PROVIDED MATERIAL:
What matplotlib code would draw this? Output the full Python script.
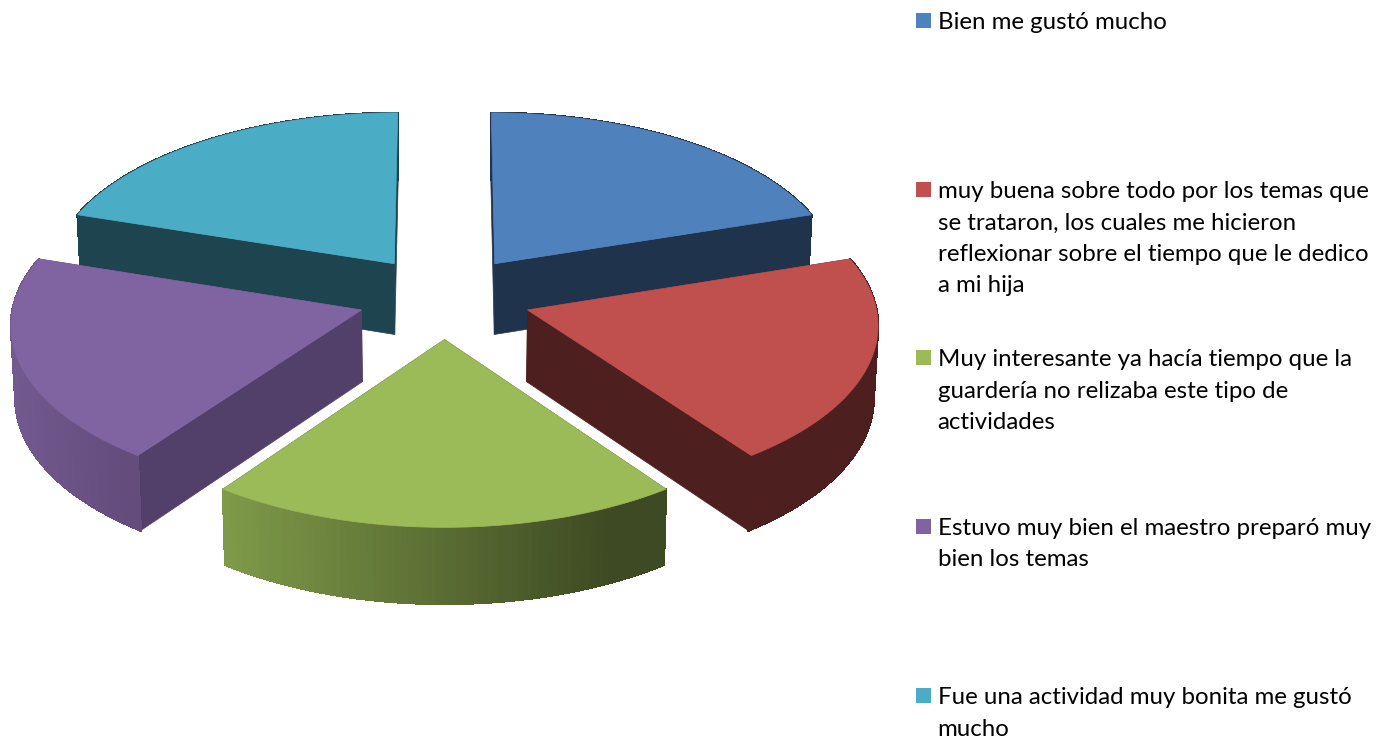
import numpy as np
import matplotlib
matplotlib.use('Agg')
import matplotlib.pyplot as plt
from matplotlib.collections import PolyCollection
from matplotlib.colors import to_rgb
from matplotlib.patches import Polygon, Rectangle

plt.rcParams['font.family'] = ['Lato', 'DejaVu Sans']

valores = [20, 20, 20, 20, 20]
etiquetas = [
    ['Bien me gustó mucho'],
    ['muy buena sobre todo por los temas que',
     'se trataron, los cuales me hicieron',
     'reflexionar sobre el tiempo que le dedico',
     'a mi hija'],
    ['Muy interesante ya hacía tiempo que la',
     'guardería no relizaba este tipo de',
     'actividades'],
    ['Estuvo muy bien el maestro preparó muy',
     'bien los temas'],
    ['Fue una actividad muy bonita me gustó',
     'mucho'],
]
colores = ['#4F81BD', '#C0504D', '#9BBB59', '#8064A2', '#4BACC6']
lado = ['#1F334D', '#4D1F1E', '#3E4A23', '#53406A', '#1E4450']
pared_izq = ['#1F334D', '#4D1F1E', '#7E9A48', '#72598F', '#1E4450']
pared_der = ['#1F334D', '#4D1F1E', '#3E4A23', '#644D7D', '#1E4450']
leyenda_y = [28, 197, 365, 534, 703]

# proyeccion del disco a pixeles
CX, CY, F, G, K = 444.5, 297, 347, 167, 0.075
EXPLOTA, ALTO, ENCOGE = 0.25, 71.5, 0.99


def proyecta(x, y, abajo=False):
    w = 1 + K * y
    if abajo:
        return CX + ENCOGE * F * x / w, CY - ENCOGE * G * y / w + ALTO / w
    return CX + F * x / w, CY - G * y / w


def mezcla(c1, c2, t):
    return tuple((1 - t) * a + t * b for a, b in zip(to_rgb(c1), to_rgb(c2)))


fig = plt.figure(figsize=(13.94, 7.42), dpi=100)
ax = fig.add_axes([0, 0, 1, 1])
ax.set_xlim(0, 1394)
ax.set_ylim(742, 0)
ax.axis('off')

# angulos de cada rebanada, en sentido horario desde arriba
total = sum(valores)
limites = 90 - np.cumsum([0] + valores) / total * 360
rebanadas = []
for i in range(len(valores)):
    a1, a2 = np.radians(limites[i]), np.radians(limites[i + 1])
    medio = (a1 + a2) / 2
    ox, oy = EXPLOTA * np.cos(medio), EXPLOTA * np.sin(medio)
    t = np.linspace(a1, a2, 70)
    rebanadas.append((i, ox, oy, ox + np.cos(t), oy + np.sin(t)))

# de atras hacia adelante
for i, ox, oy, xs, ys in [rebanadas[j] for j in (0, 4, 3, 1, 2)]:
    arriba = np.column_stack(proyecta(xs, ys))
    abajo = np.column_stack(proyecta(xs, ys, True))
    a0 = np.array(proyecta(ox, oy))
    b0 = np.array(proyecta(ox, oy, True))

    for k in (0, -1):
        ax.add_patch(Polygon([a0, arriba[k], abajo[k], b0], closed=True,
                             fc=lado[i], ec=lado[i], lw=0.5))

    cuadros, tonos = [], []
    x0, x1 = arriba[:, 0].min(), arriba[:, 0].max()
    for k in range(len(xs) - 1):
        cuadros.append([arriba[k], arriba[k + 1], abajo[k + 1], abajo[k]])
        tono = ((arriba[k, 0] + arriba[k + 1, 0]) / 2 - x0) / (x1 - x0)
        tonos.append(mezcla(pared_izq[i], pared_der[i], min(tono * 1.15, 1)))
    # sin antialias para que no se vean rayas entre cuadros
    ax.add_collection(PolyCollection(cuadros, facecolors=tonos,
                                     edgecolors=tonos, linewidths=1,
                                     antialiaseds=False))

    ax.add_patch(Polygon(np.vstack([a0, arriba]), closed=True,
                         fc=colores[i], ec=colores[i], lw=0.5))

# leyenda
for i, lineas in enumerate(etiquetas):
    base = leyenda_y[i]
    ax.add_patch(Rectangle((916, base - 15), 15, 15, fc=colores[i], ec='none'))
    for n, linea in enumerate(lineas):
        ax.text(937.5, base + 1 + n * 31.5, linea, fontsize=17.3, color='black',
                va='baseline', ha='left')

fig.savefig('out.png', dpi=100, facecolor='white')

WHAT TO WORK ON:
Transcribe the material exactly, leaving every picture out.

FINAL RESULT:
What matplotlib code would draw this? Output the full Python script.
import numpy as np
import matplotlib
matplotlib.use('Agg')
import matplotlib.pyplot as plt
from matplotlib.collections import PolyCollection
from matplotlib.colors import to_rgb
from matplotlib.patches import Polygon, Rectangle

plt.rcParams['font.family'] = ['Lato', 'DejaVu Sans']

valores = [20, 20, 20, 20, 20]
etiquetas = [
    ['Bien me gustó mucho'],
    ['muy buena sobre todo por los temas que',
     'se trataron, los cuales me hicieron',
     'reflexionar sobre el tiempo que le dedico',
     'a mi hija'],
    ['Muy interesante ya hacía tiempo que la',
     'guardería no relizaba este tipo de',
     'actividades'],
    ['Estuvo muy bien el maestro preparó muy',
     'bien los temas'],
    ['Fue una actividad muy bonita me gustó',
     'mucho'],
]
colores = ['#4F81BD', '#C0504D', '#9BBB59', '#8064A2', '#4BACC6']
lado = ['#1F334D', '#4D1F1E', '#3E4A23', '#53406A', '#1E4450']
pared_izq = ['#1F334D', '#4D1F1E', '#7E9A48', '#72598F', '#1E4450']
pared_der = ['#1F334D', '#4D1F1E', '#3E4A23', '#644D7D', '#1E4450']
leyenda_y = [28, 197, 365, 534, 703]

# proyeccion del disco a pixeles
CX, CY, F, G, K = 444.5, 297, 347, 167, 0.075
EXPLOTA, ALTO, ENCOGE = 0.25, 71.5, 0.99


def proyecta(x, y, abajo=False):
    w = 1 + K * y
    if abajo:
        return CX + ENCOGE * F * x / w, CY - ENCOGE * G * y / w + ALTO / w
    return CX + F * x / w, CY - G * y / w


def mezcla(c1, c2, t):
    return tuple((1 - t) * a + t * b for a, b in zip(to_rgb(c1), to_rgb(c2)))


fig = plt.figure(figsize=(13.94, 7.42), dpi=100)
ax = fig.add_axes([0, 0, 1, 1])
ax.set_xlim(0, 1394)
ax.set_ylim(742, 0)
ax.axis('off')

# angulos de cada rebanada, en sentido horario desde arriba
total = sum(valores)
limites = 90 - np.cumsum([0] + valores) / total * 360
rebanadas = []
for i in range(len(valores)):
    a1, a2 = np.radians(limites[i]), np.radians(limites[i + 1])
    medio = (a1 + a2) / 2
    ox, oy = EXPLOTA * np.cos(medio), EXPLOTA * np.sin(medio)
    t = np.linspace(a1, a2, 70)
    rebanadas.append((i, ox, oy, ox + np.cos(t), oy + np.sin(t)))

# de atras hacia adelante
for i, ox, oy, xs, ys in [rebanadas[j] for j in (0, 4, 3, 1, 2)]:
    arriba = np.column_stack(proyecta(xs, ys))
    abajo = np.column_stack(proyecta(xs, ys, True))
    a0 = np.array(proyecta(ox, oy))
    b0 = np.array(proyecta(ox, oy, True))

    for k in (0, -1):
        ax.add_patch(Polygon([a0, arriba[k], abajo[k], b0], closed=True,
                             fc=lado[i], ec=lado[i], lw=0.5))

    cuadros, tonos = [], []
    x0, x1 = arriba[:, 0].min(), arriba[:, 0].max()
    for k in range(len(xs) - 1):
        cuadros.append([arriba[k], arriba[k + 1], abajo[k + 1], abajo[k]])
        tono = ((arriba[k, 0] + arriba[k + 1, 0]) / 2 - x0) / (x1 - x0)
        tonos.append(mezcla(pared_izq[i], pared_der[i], min(tono * 1.15, 1)))
    # sin antialias para que no se vean rayas entre cuadros
    ax.add_collection(PolyCollection(cuadros, facecolors=tonos,
                                     edgecolors=tonos, linewidths=1,
                                     antialiaseds=False))

    ax.add_patch(Polygon(np.vstack([a0, arriba]), closed=True,
                         fc=colores[i], ec=colores[i], lw=0.5))

# leyenda
for i, lineas in enumerate(etiquetas):
    base = leyenda_y[i]
    ax.add_patch(Rectangle((916, base - 15), 15, 15, fc=colores[i], ec='none'))
    for n, linea in enumerate(lineas):
        ax.text(937.5, base + 1 + n * 31.5, linea, fontsize=17.3, color='black',
                va='baseline', ha='left')

fig.savefig('out.png', dpi=100, facecolor='white')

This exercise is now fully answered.